Around The World With Internet Trolls And Online Haters

A 50-year-old English steelworker, Robert Jackson is “against all immigration”. When the Calais blockade was taking place, he wrote a post on Facebook that read “run the fuckers over”. At the same time, he doesn’t seem to be bothered by his Thai wife, who he sweetly addresses as “dear”.

Ashleigh Jones, 21, is a student from Wales, who slut-shames celebrities. One of her tweets read, “I would say Amy Schumer is a cunt but you have to be smart to be a cunt.” She herself is used to hearing harsh language in return for her provocative comments. “But that doesn’t bother me,” she says. “I have a lot of sex so I can’t be that ugly.
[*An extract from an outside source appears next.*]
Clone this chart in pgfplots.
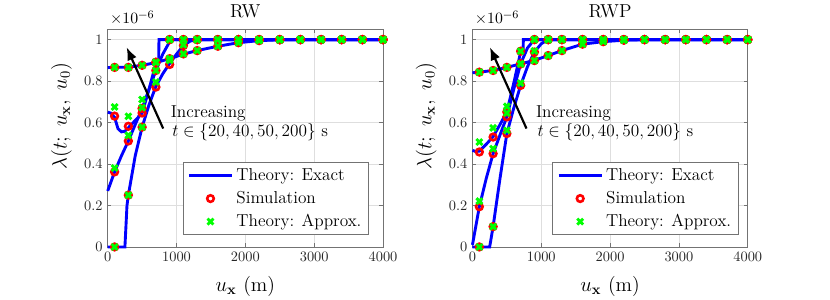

Robert and Ashleigh are among those featured in the project of Norwegian filmmaker Kyrre Lien, presented by the Guardian. Others, including Alexandra Velichkevich, a 51-year-old Russian who fears “that her country will be taken over by ‘Gay Europe’”, and Kjell Frode Tislevoll, a 42-year-old retail clerk from Norway, who hopes for the return of colonialism. What they all have in common is the hate they spread online.

Three years of tracking down the online commenters resulted in the 20-minute documentary, The Internet Warriors, featured alongside the article by the Guardian. Lien researched 200 potential subjects, but half denied his request for an interview. But even with the remaining half, he managed to create a brilliant investigation into the daily lives and bizarre motivations of cyber bullies.

“Lien’s research took him across the world – from the fjords of Norway to the US desert – meeting people of extreme, ‘often illogical’ beliefs: the racists, the homophobes, the slut-shamers,” says the Guardian piece.

The project shows that online trolls come in all shapes and sizes, and their motivations are extremely diverse. It also exposes the thin line between hate speech and free speech, proving that the spread of xenophobia and harassment online is a global phenomena, definitely not inherent to one country.